No entanto, se destas opções corajosas Solberg consegue
extrair eventual e inegável força para seu filme, também
precisa ser dito que esta força não resiste sempre.
Ao aspecto banal da narrativa de Helena (a personagem,
no caso) o filme não adiciona na filmagem muita coisa
que o torne especialmente marcante no todo. Com isso,
nos episódios menos felizes em termos de dramaturgia,
ou com atores que funcionem um pouco menos na chave
pedida, o filme perde em graciosidade e acaba ganhando
um certo peso excessivo, que se nunca chega a ser o
do engessamento típico de algumas produções de época
(palmas para uma reconstituição que nunca busca ser
excessivamente chamativa ou auto-congratulatória), não
colabora para que ele resulte completamente cativante,
pulsante.
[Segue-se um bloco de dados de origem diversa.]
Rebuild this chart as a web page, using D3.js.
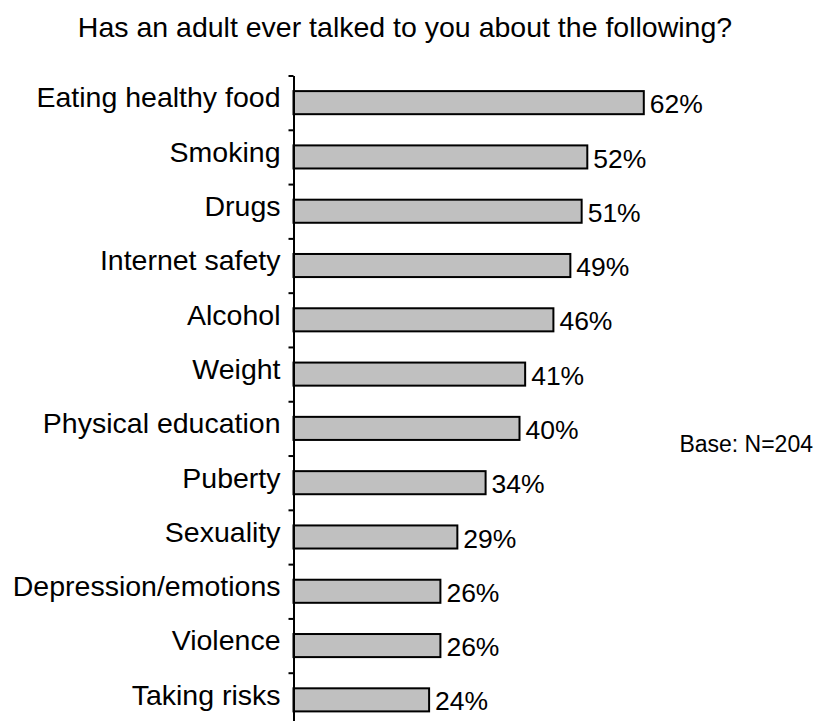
<!DOCTYPE html>
<html>
<head>
<meta charset="utf-8">
<script src="https://cdn.jsdelivr.net/npm/d3@7/dist/d3.min.js"></script>
<style>
  body { margin: 0; background: #fff; }
  svg { display: block; font-family: "Liberation Sans", Arial, Helvetica, sans-serif; }
</style>
</head>
<body>
<svg width="817" height="721"></svg>
<script>
(function(d3) {
  'use strict';

  const topics = [
    'Eating healthy food', 'Smoking', 'Drugs', 'Internet safety', 'Alcohol',
    'Weight', 'Physical education', 'Puberty', 'Sexuality',
    'Depression/emotions', 'Violence', 'Taking risks',
  ];
  const percents = [62, 52, 51, 49, 46, 41, 40, 34, 29, 26, 26, 24];
  const titleText = 'Has an adult ever talked to you about the following?';
  const baseText = 'Base: N=204';

  const data = topics.map(function(t, i) {
    return {topic: t, value: percents[i]};
  });

  const svg = d3.select('svg');
  const axisX = 293.5;

  const xScale = d3.scaleLinear().domain([0, 100]).range([axisX, axisX + 565]);
  const yScale = d3.scaleBand()
      .domain(topics)
      .range([75.5, 727])
      .paddingInner(0.575)
      .paddingOuter(0.2875);

  // tick marks sit between the bars, so use an index scale over the same range
  const yEdge = d3.scaleLinear().domain([0, topics.length]).range(yScale.range());

  svg.append('text')
      .attr('x', 405)
      .attr('y', 37)
      .attr('text-anchor', 'middle')
      .attr('font-size', 28.5)
      .attr('fill', '#000')
      .text(titleText);

  const bars = svg.append('g');
  bars.selectAll('rect').data(data).enter().append('rect')
      .attr('x', xScale(0))
      .attr('y', function(d) { return yScale(d.topic); })
      .attr('width', function(d) { return xScale(d.value) - xScale(0); })
      .attr('height', yScale.bandwidth())
      .attr('fill', '#c0c0c0')
      .attr('stroke', '#000')
      .attr('stroke-width', 2);

  bars.selectAll('text.value').data(data).enter().append('text')
      .attr('class', 'value')
      .attr('x', function(d) { return xScale(d.value) + 6; })
      .attr('y', function(d) { return yScale(d.topic) + yScale.bandwidth() / 2; })
      .attr('dy', '0.4em')
      .attr('font-size', 26.5)
      .text(function(d) { return d.value + '%'; });

  svg.append('g').selectAll('text').data(data).enter().append('text')
      .attr('x', axisX - 13)
      .attr('y', function(d) { return yScale(d.topic) + yScale.bandwidth() / 2; })
      .attr('dy', '0.17em')
      .attr('text-anchor', 'end')
      .attr('font-size', 28.5)
      .text(function(d) { return d.topic; });

  const yAxis = d3.axisLeft(yEdge)
      .tickValues(d3.range(topics.length + 1))
      .tickFormat('')
      .tickSize(5)
      .tickSizeOuter(0);

  const axisG = svg.append('g')
      .attr('transform', `translate(${axisX},0)`)
      .call(yAxis);
  axisG.selectAll('path, line').attr('stroke', '#000').attr('stroke-width', 2);

  svg.append('text')
      .attr('x', 813)
      .attr('y', 451.5)
      .attr('text-anchor', 'end')
      .attr('font-size', 23)
      .text(baseText);
}(d3));
</script>
</body>
</html>
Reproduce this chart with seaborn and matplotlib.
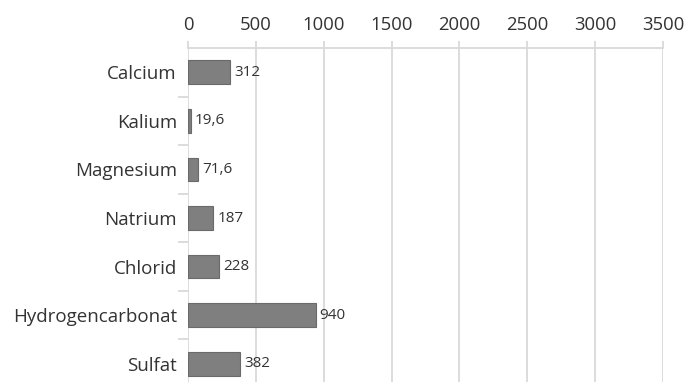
import matplotlib
matplotlib.use("Agg")
import matplotlib.pyplot as plt
import seaborn as sns
import pandas as pd
import numpy as np

categories = ["Calcium", "Kalium", "Magnesium", "Natrium", "Chlorid", "Hydrogencarbonat", "Sulfat"]
values = [312, 19.6, 71.6, 187, 228, 940, 382]
value_labels = ["312", "19,6", "71,6", "187", "228", "940", "382"]
x_ticks = [0, 500, 1000, 1500, 2000, 2500, 3000, 3500]

sns.set_theme(style="white")
plt.rcParams["font.family"] = ["Open Sans", "DejaVu Sans"]

df = pd.DataFrame({"Ion": categories, "Wert": values})

W, H = 687, 382
fig = plt.figure(figsize=(W / 100, H / 100), dpi=100)
left, right, top, bottom = 188, 663, 48, 388
ax = fig.add_axes([left / W, 1 - bottom / H, (right - left) / W, (bottom - top) / H])

sns.barplot(data=df, y="Ion", x="Wert", orient="h", color="#7f7f7f",
            saturation=1, width=0.49, edgecolor="#6a6a6a", linewidth=0.8, ax=ax, zorder=3)

ax.set_xlim(0, 3500)
ax.set_ylim(len(categories) - 0.5, -0.5)
ax.set_xticks(x_ticks)
ax.set_xticklabels([str(t) for t in x_ticks])
ax.xaxis.tick_top()
ax.set_xlabel("")
ax.set_ylabel("")

ax.grid(axis="x", color="#d9d9d9", linewidth=1.3, zorder=0)
ax.grid(axis="y", visible=False)
for s in ["left", "right", "bottom"]:
    ax.spines[s].set_visible(False)
ax.spines["top"].set_color("#d9d9d9")
ax.spines["top"].set_linewidth(1.3)

ax.tick_params(axis="x", which="major", top=True, length=5, width=1.3, color="#d9d9d9",
               labelsize=13.3, labelcolor="#333333", pad=5)
ax.tick_params(axis="y", which="major", left=False, labelsize=13.5, labelcolor="#333333", pad=2)
ax.set_yticks(np.arange(len(categories) - 1) + 0.5, minor=True)
ax.tick_params(axis="y", which="minor", left=True, length=7, width=1.3, color="#d9d9d9")

for i, (v, lab) in enumerate(zip(values, value_labels)):
    ax.text(v + 30, i, lab, va="center", ha="left", fontsize=11, color="#333333")

fig.savefig("out.png", dpi=100)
O filme poderia ousar um pouco mais em algumas
opções narrativas, como na questão de que um diário
implica sempre num olhar extremamente parcial das coisas
– e, portanto, a encenação de todo realista torna-se
um dado complicado, uma imposição da terceira pessoa
a esta narrativa tão pessoal (só numa determinada cena
com a personagem da vizinha isso é tematizado). Ao optar
por este olhar tão “comportado” sobre tudo, seu minimalismo
acaba causando uma certa indiferença em algumas passagens.
E, como resultado, o filme como um todo acaba se fechando
numa sensação de um trabalho feito com todas as boas
idéias, mas que possui permanência um tanto limitada.